The Age of Technology

It’s not easy to dismiss the age of technology and the effect it has upon our economy. There are so many answers and perspectives to this question, but every right answer will have elements of these four core truths:

1. Our economy relies upon technology more than ever before.

We’ve come a long way from hiding dollar bills in bed sheets. When we look at our savings and bank accounts we look to the computer or an ATM for numbers on a screen. We know if we can buy that new couch because the LCD screen says we can. tangible money has been replaced by a system of magnetic strips and transactions done with Zeros and Ones. Rarely do we hear about large sums of money in cash form. One could argue this started with the advent of checks. It was more “convenient” than cash. Now we can swipe a card, or why even take your credit cards, do it from your phone.  Send money by way of third parties like Paypal. Our monetary system has become something less tangible and more intangible. Billions of dollars aren’t stacks of cash in a warehouse they’re numbers on a computer screen, that carry the same weight as those stacks of cash.

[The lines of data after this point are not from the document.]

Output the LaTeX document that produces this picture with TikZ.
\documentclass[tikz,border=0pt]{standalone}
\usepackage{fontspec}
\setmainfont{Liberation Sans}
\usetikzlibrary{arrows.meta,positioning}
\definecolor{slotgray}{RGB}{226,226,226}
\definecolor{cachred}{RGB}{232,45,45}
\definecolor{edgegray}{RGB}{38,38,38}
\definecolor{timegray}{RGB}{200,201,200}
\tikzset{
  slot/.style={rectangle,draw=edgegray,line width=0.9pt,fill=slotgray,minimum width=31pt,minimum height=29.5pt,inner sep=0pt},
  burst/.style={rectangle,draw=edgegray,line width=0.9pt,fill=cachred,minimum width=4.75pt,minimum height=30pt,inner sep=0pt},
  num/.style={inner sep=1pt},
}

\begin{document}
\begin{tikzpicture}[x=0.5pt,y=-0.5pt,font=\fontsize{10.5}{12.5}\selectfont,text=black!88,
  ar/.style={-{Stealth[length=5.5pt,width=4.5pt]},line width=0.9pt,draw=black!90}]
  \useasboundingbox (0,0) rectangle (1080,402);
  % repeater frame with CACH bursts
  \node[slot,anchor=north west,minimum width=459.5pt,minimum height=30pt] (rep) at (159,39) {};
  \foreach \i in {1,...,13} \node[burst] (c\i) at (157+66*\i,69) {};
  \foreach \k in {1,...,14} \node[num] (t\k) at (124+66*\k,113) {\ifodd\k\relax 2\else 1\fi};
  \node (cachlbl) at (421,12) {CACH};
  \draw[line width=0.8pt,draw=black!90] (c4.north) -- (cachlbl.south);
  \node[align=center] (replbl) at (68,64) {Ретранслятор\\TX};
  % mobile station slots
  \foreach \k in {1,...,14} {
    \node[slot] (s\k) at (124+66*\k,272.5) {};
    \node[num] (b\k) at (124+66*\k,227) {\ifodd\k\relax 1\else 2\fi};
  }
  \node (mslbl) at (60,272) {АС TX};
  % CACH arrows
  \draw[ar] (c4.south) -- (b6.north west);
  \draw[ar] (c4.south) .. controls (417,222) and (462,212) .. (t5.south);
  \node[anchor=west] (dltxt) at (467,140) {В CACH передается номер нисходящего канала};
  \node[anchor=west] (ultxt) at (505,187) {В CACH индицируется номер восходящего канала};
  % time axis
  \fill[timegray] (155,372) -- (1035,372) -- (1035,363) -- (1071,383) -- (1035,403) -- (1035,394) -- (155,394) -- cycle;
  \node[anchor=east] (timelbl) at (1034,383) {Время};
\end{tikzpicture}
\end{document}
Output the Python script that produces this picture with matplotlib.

2. The 90’s and the Age of Technology

When we think of the 90’s we think of the success we had with an economy. We can debate all day why the economy was as good as it was, but looking back it had nothing to do with Clinton and everything to do with technology. Yahoo was the dominant search engine. People who saw dark purple walls thought of a search engine able to brings you vast sums of knowledge at your fingertips. Who knew that only a couple of years later, they would be pushed by the wayside for even more dominant technologies. Google was a startup, it kind of became a big deal. Microsoft, had it’s hayday  pushing the boundries of computers. You could carry a phone around with you, then the phone got smaller, then you could send people short messages instead of calling them, then you could check your email, wait email?  The Post Office would begin to die. The 90’s were the foreshadowing of today. Just think that children born today will think of these technologies as ubiquitous. However that’s far from the truth. What isn’t far from the truth is the growth of technology – it’s been anything but linear.

3. The Biggest Companies in The World are technology companies




People may think of the guys online, or the company that makes computers and ways of accessing the internet, but it’s deeper than that. When you talk about the biggest companies in the world you can add car companies, oil manufacturers and medical centers. Technology doesn’t come just in the form of the personal computer. It comes in the form of many different things. The car manufacturer can carve an engine from a single block of aluminum using technology, and make no mistakes while doing it. Oil manufacturers can asses the best places to drill and have new ways of drilling because of technology. Doctors can operate on patients without even being in the same state because of technology. Not only that, but all of these companies have benefited in other ways from technology. They make fewer mistakes, they hit more goals, their able to make cheaper, better quality products. Technology is not limited to those who sell you your computer or how you search the web, it is a broad net that stretches over your entire life changing the way you drive to the way you shave.

4. Technology as Warfare

Imagine Kennedy making a speech to the American people explaining that our biggest threats may not be nuclear, they may be technological. People would think he’s talking about advanced warplanes or missiles. This isn’t the case. Technological warfare is a very real and scary thing. In some respect, it happens every day, people have their identities stolen. However the far more pernicious kinds are something much worse. From crashing whole economic infrastructures to crashing servers for pertinent information. Anyone can access this kind of technology. With the advent of things like the deep web, governments everywhere need to prepare for the new threat of technological warfare. However, this kind of warfare comes not only from how it can cripple, but from how it can be taken away. From EMP’s that can dismantle a countries economy in seconds. No access to the outside world. Imagine being in the world but not a part of it. This, like most great things, is the price we pay for technology, and there will always be those seeking to keep us safe, against those who wish to do us harm.